▸ SUPPLIED INFORMATION
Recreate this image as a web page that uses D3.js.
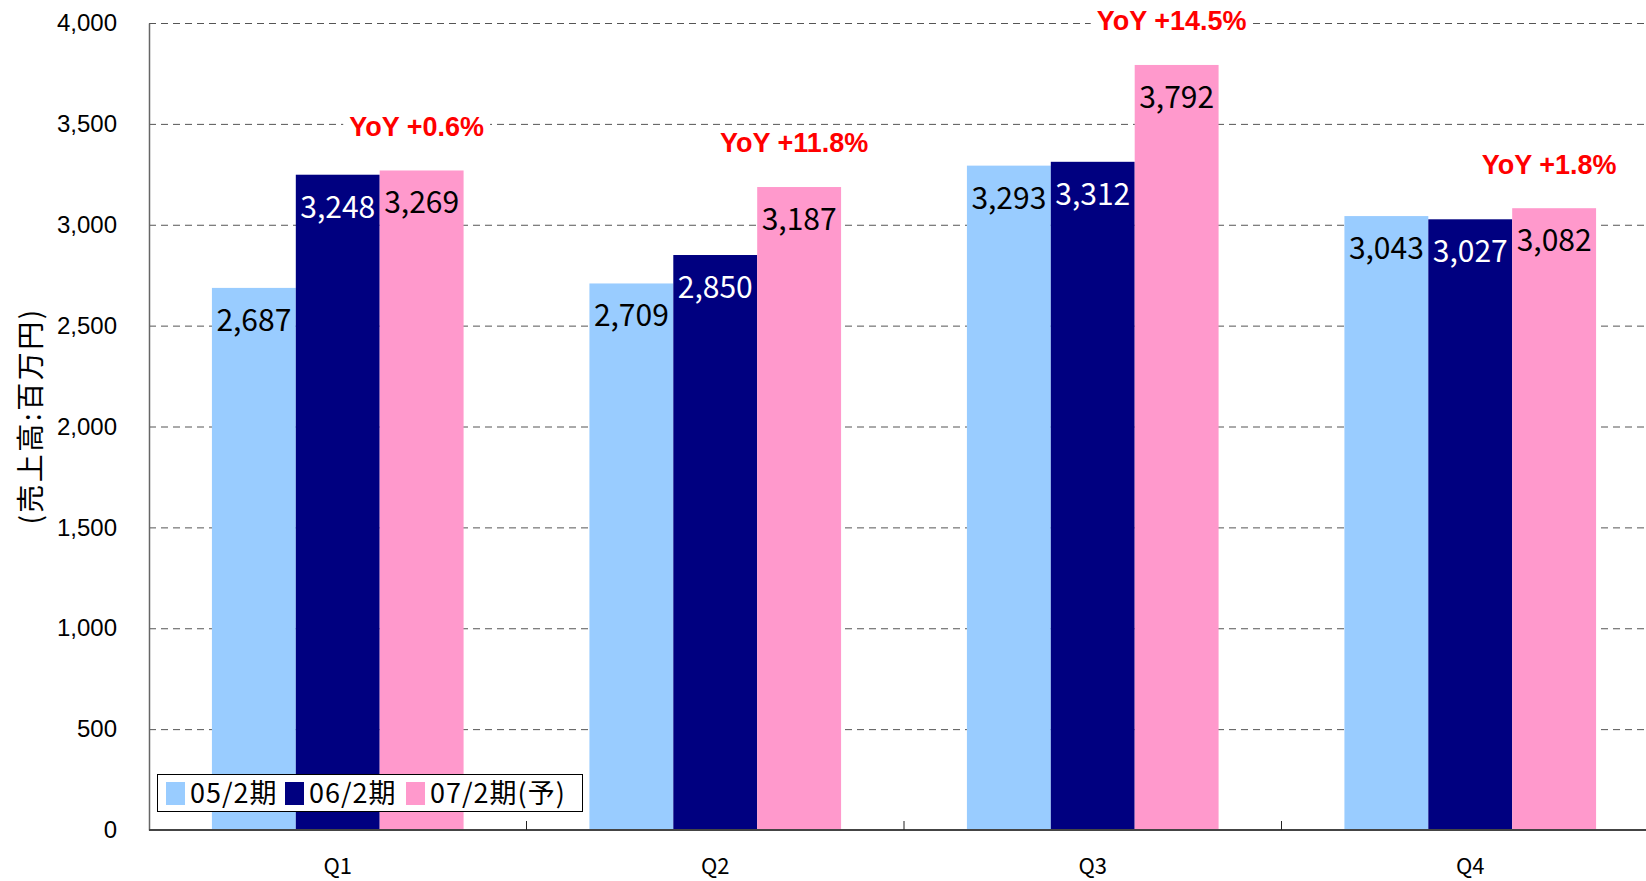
<!DOCTYPE html>
<html>
<head>
<meta charset="utf-8">
<script src="https://cdnjs.cloudflare.com/ajax/libs/d3/7.8.5/d3.min.js"></script>
<style>
  body { margin: 0; background: #fff; }
  svg { display: block; }
</style>
</head>
<body>
<div id="chart"></div>
<script>
// quarters and series
var quarters = ['Q1', 'Q2', 'Q3', 'Q4'];
var seriesNames = ['05/2期', '06/2期', '07/2期(予)'];
var fy05 = [2687, 2709, 3293, 3043];
var fy06 = [3248, 2850, 3312, 3027];
var fy07 = [3269, 3187, 3792, 3082];
var yoyLabels = ['YoY +0.6%', 'YoY +11.8%', 'YoY +14.5%', 'YoY +1.8%'];
var yTicks = [0, 500, 1000, 1500, 2000, 2500, 3000, 3500, 4000];

var colors = ['#99ccff', '#000080', '#ff99cc'],
    labelColors = ['#000', '#fff', '#000'];

var W = 1646, H = 881;
var margin = { left: 149, top: 23, right: -13, bottom: 51 };
var width  = W - margin.left - margin.right,
    height = H - margin.top - margin.bottom;

var series = [fy05, fy06, fy07];

var svg = d3.select('#chart')
  .append('svg')
  .attr('width', W)
  .attr('height', H);

var g = svg.append('g')
  .attr('transform', 'translate(' + margin.left + ',' + margin.top + ')');

var x = d3.scaleBand()
  .domain(quarters)
  .range([0, width]);

// excel gap width 150% -> bar = band / 4.5
var x1 = d3.scaleBand()
  .domain([0, 1, 2])
  .range([x.bandwidth() * 0.75 / 4.5, x.bandwidth() * (0.75 + 3) / 4.5]);

var y = d3.scaleLinear()
  .domain([0, 4000])
  .range([height, 0]);

// dashed gridlines
g.append('g')
  .selectAll('line')
  .data(yTicks.filter(function(d) { return d > 0; }))
  .join('line')
    .attr('x1', 0)
    .attr('x2', width)
    .attr('y1', function(d) { return y(d) + 0.5; })
    .attr('y2', function(d) { return y(d) + 0.5; })
    .attr('stroke', '#555')
    .attr('stroke-width', 1)
    .attr('stroke-dasharray', '7,5');

// bars
var groups = g.selectAll('.grp')
  .data(quarters)
  .join('g')
    .attr('class', 'grp')
    .attr('transform', function(d) { return 'translate(' + x(d) + ',0)'; });

groups.selectAll('rect.bar')
  .data(function(d, i) { return series.map(function(s, k) { return { k: k, v: s[i] }; }); })
  .join('rect')
    .attr('class', 'bar')
    .attr('x', function(d) { return x1(d.k); })
    .attr('y', function(d) { return y(d.v); })
    .attr('width', x1.bandwidth())
    .attr('height', function(d) { return height - y(d.v); })
    .attr('fill', function(d) { return colors[d.k]; });

groups.selectAll('text.val')
  .data(function(d, i) { return series.map(function(s, k) { return { k: k, v: s[i] }; }); })
  .join('text')
    .attr('class', 'val')
    .attr('x', function(d) { return x1(d.k) + x1.bandwidth() / 2; })
    .attr('y', function(d) { return y(d.v) + 43; })
    .attr('text-anchor', 'middle')
    .attr('font-family', '"Noto Sans CJK JP", sans-serif')
    .attr('font-size', 30)
    .attr('fill', function(d) { return labelColors[d.k]; })
    .text(function(d) { return d3.format(',')(d.v); });

// YoY labels above the forecast bars, white box hides the gridline
var yoy = groups.append('g')
  .attr('class', 'yoy');
yoy.append('rect')
  .attr('fill', '#fff');
yoy.append('text')
  .attr('x', x1(2) + x1.bandwidth() / 2 - 5)
  .attr('y', function(d, i) { return y(fy07[i]) - 44; })
  .attr('dy', '0.35em')
  .attr('text-anchor', 'middle')
  .attr('font-family', '"Liberation Sans", Arial, sans-serif')
  .attr('font-weight', 'bold')
  .attr('font-size', 27)
  .attr('fill', '#ff0000')
  .text(function(d, i) { return yoyLabels[i]; });
yoy.each(function() {
  var node = d3.select(this),
      bb = node.select('text').node().getBBox();
  node.select('rect')
    .attr('x', bb.x - 6)
    .attr('y', bb.y)
    .attr('width', bb.width + 12)
    .attr('height', bb.height);
});

// y axis
var yAxis = g.append('g')
  .call(d3.axisLeft(y).tickValues(yTicks).tickSize(0).tickPadding(32).tickFormat(d3.format(',')));
yAxis.select('.domain').attr('stroke', '#666').attr('stroke-width', 1.5);
yAxis.selectAll('text')
  .attr('font-family', '"Liberation Sans", Arial, sans-serif')
  .attr('font-size', 24)
  .attr('fill', '#000');

// x axis, ticks pointing up between categories
var xAxis = g.append('g')
  .attr('transform', 'translate(0,' + height + ')');
xAxis.append('line')
  .attr('x1', 0).attr('x2', width)
  .attr('stroke', '#444').attr('stroke-width', 2);
xAxis.selectAll('line.tk')
  .data(quarters)
  .join('line')
    .attr('class', 'tk')
    .attr('x1', function(d) { return x(d) + x.bandwidth(); })
    .attr('x2', function(d) { return x(d) + x.bandwidth(); })
    .attr('y1', 0).attr('y2', -9)
    .attr('stroke', '#222').attr('stroke-width', 1);
xAxis.selectAll('text')
  .data(quarters)
  .join('text')
    .attr('x', function(d) { return x(d) + x.bandwidth() / 2; })
    .attr('y', 36)
    .attr('dy', '0.35em')
    .attr('text-anchor', 'middle')
    .attr('font-family', '"Noto Sans CJK JP", sans-serif')
    .attr('font-size', 22)
    .attr('fill', '#000')
    .text(function(d) { return d; });

// y axis title
svg.append('text')
  .attr('transform', 'translate(31,416) rotate(-90)')
  .attr('text-anchor', 'middle')
  .attr('dy', '0.35em')
  .attr('font-family', '"Noto Sans CJK JP", sans-serif')
  .attr('font-size', 28)
  .attr('letter-spacing', 2.5)
  .attr('fill', '#000')
  .text('(売上高:百万円)');

// legend
var legend = svg.append('g')
  .attr('transform', 'translate(157,774)');
legend.append('rect')
  .attr('x', 0.5).attr('y', 0.5)
  .attr('width', 425).attr('height', 37)
  .attr('fill', '#fff')
  .attr('stroke', '#000')
  .attr('stroke-width', 1);

var legX = [9, 128, 249];
var items = legend.selectAll('.item')
  .data(seriesNames)
  .join('g')
    .attr('class', 'item')
    .attr('transform', function(d, i) { return 'translate(' + legX[i] + ',0)'; });
items.append('rect')
  .attr('x', 0).attr('y', 8)
  .attr('width', 19).attr('height', 23)
  .attr('fill', function(d, i) { return colors[i]; });
items.append('text')
  .attr('x', 24).attr('y', 20)
  .attr('dy', '0.35em')
  .attr('font-family', '"Noto Sans CJK JP", sans-serif')
  .attr('font-size', 27)
  .attr('letter-spacing', 1)
  .attr('fill', '#000')
  .text(function(d) { return d; });
</script>
</body>
</html>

▸ WHAT IS BEING ASKED
Repeat the listing in full and exactly. Do not include any images.

▸ SOLUTION TO THIS EXERCISE
Recreate this image as a web page that uses D3.js.
<!DOCTYPE html>
<html>
<head>
<meta charset="utf-8">
<script src="https://cdnjs.cloudflare.com/ajax/libs/d3/7.8.5/d3.min.js"></script>
<style>
  body { margin: 0; background: #fff; }
  svg { display: block; }
</style>
</head>
<body>
<div id="chart"></div>
<script>
// quarters and series
var quarters = ['Q1', 'Q2', 'Q3', 'Q4'];
var seriesNames = ['05/2期', '06/2期', '07/2期(予)'];
var fy05 = [2687, 2709, 3293, 3043];
var fy06 = [3248, 2850, 3312, 3027];
var fy07 = [3269, 3187, 3792, 3082];
var yoyLabels = ['YoY +0.6%', 'YoY +11.8%', 'YoY +14.5%', 'YoY +1.8%'];
var yTicks = [0, 500, 1000, 1500, 2000, 2500, 3000, 3500, 4000];

var colors = ['#99ccff', '#000080', '#ff99cc'],
    labelColors = ['#000', '#fff', '#000'];

var W = 1646, H = 881;
var margin = { left: 149, top: 23, right: -13, bottom: 51 };
var width  = W - margin.left - margin.right,
    height = H - margin.top - margin.bottom;

var series = [fy05, fy06, fy07];

var svg = d3.select('#chart')
  .append('svg')
  .attr('width', W)
  .attr('height', H);

var g = svg.append('g')
  .attr('transform', 'translate(' + margin.left + ',' + margin.top + ')');

var x = d3.scaleBand()
  .domain(quarters)
  .range([0, width]);

// excel gap width 150% -> bar = band / 4.5
var x1 = d3.scaleBand()
  .domain([0, 1, 2])
  .range([x.bandwidth() * 0.75 / 4.5, x.bandwidth() * (0.75 + 3) / 4.5]);

var y = d3.scaleLinear()
  .domain([0, 4000])
  .range([height, 0]);

// dashed gridlines
g.append('g')
  .selectAll('line')
  .data(yTicks.filter(function(d) { return d > 0; }))
  .join('line')
    .attr('x1', 0)
    .attr('x2', width)
    .attr('y1', function(d) { return y(d) + 0.5; })
    .attr('y2', function(d) { return y(d) + 0.5; })
    .attr('stroke', '#555')
    .attr('stroke-width', 1)
    .attr('stroke-dasharray', '7,5');

// bars
var groups = g.selectAll('.grp')
  .data(quarters)
  .join('g')
    .attr('class', 'grp')
    .attr('transform', function(d) { return 'translate(' + x(d) + ',0)'; });

groups.selectAll('rect.bar')
  .data(function(d, i) { return series.map(function(s, k) { return { k: k, v: s[i] }; }); })
  .join('rect')
    .attr('class', 'bar')
    .attr('x', function(d) { return x1(d.k); })
    .attr('y', function(d) { return y(d.v); })
    .attr('width', x1.bandwidth())
    .attr('height', function(d) { return height - y(d.v); })
    .attr('fill', function(d) { return colors[d.k]; });

groups.selectAll('text.val')
  .data(function(d, i) { return series.map(function(s, k) { return { k: k, v: s[i] }; }); })
  .join('text')
    .attr('class', 'val')
    .attr('x', function(d) { return x1(d.k) + x1.bandwidth() / 2; })
    .attr('y', function(d) { return y(d.v) + 43; })
    .attr('text-anchor', 'middle')
    .attr('font-family', '"Noto Sans CJK JP", sans-serif')
    .attr('font-size', 30)
    .attr('fill', function(d) { return labelColors[d.k]; })
    .text(function(d) { return d3.format(',')(d.v); });

// YoY labels above the forecast bars, white box hides the gridline
var yoy = groups.append('g')
  .attr('class', 'yoy');
yoy.append('rect')
  .attr('fill', '#fff');
yoy.append('text')
  .attr('x', x1(2) + x1.bandwidth() / 2 - 5)
  .attr('y', function(d, i) { return y(fy07[i]) - 44; })
  .attr('dy', '0.35em')
  .attr('text-anchor', 'middle')
  .attr('font-family', '"Liberation Sans", Arial, sans-serif')
  .attr('font-weight', 'bold')
  .attr('font-size', 27)
  .attr('fill', '#ff0000')
  .text(function(d, i) { return yoyLabels[i]; });
yoy.each(function() {
  var node = d3.select(this),
      bb = node.select('text').node().getBBox();
  node.select('rect')
    .attr('x', bb.x - 6)
    .attr('y', bb.y)
    .attr('width', bb.width + 12)
    .attr('height', bb.height);
});

// y axis
var yAxis = g.append('g')
  .call(d3.axisLeft(y).tickValues(yTicks).tickSize(0).tickPadding(32).tickFormat(d3.format(',')));
yAxis.select('.domain').attr('stroke', '#666').attr('stroke-width', 1.5);
yAxis.selectAll('text')
  .attr('font-family', '"Liberation Sans", Arial, sans-serif')
  .attr('font-size', 24)
  .attr('fill', '#000');

// x axis, ticks pointing up between categories
var xAxis = g.append('g')
  .attr('transform', 'translate(0,' + height + ')');
xAxis.append('line')
  .attr('x1', 0).attr('x2', width)
  .attr('stroke', '#444').attr('stroke-width', 2);
xAxis.selectAll('line.tk')
  .data(quarters)
  .join('line')
    .attr('class', 'tk')
    .attr('x1', function(d) { return x(d) + x.bandwidth(); })
    .attr('x2', function(d) { return x(d) + x.bandwidth(); })
    .attr('y1', 0).attr('y2', -9)
    .attr('stroke', '#222').attr('stroke-width', 1);
xAxis.selectAll('text')
  .data(quarters)
  .join('text')
    .attr('x', function(d) { return x(d) + x.bandwidth() / 2; })
    .attr('y', 36)
    .attr('dy', '0.35em')
    .attr('text-anchor', 'middle')
    .attr('font-family', '"Noto Sans CJK JP", sans-serif')
    .attr('font-size', 22)
    .attr('fill', '#000')
    .text(function(d) { return d; });

// y axis title
svg.append('text')
  .attr('transform', 'translate(31,416) rotate(-90)')
  .attr('text-anchor', 'middle')
  .attr('dy', '0.35em')
  .attr('font-family', '"Noto Sans CJK JP", sans-serif')
  .attr('font-size', 28)
  .attr('letter-spacing', 2.5)
  .attr('fill', '#000')
  .text('(売上高:百万円)');

// legend
var legend = svg.append('g')
  .attr('transform', 'translate(157,774)');
legend.append('rect')
  .attr('x', 0.5).attr('y', 0.5)
  .attr('width', 425).attr('height', 37)
  .attr('fill', '#fff')
  .attr('stroke', '#000')
  .attr('stroke-width', 1);

var legX = [9, 128, 249];
var items = legend.selectAll('.item')
  .data(seriesNames)
  .join('g')
    .attr('class', 'item')
    .attr('transform', function(d, i) { return 'translate(' + legX[i] + ',0)'; });
items.append('rect')
  .attr('x', 0).attr('y', 8)
  .attr('width', 19).attr('height', 23)
  .attr('fill', function(d, i) { return colors[i]; });
items.append('text')
  .attr('x', 24).attr('y', 20)
  .attr('dy', '0.35em')
  .attr('font-family', '"Noto Sans CJK JP", sans-serif')
  .attr('font-size', 27)
  .attr('letter-spacing', 1)
  .attr('fill', '#000')
  .text(function(d) { return d; });
</script>
</body>
</html>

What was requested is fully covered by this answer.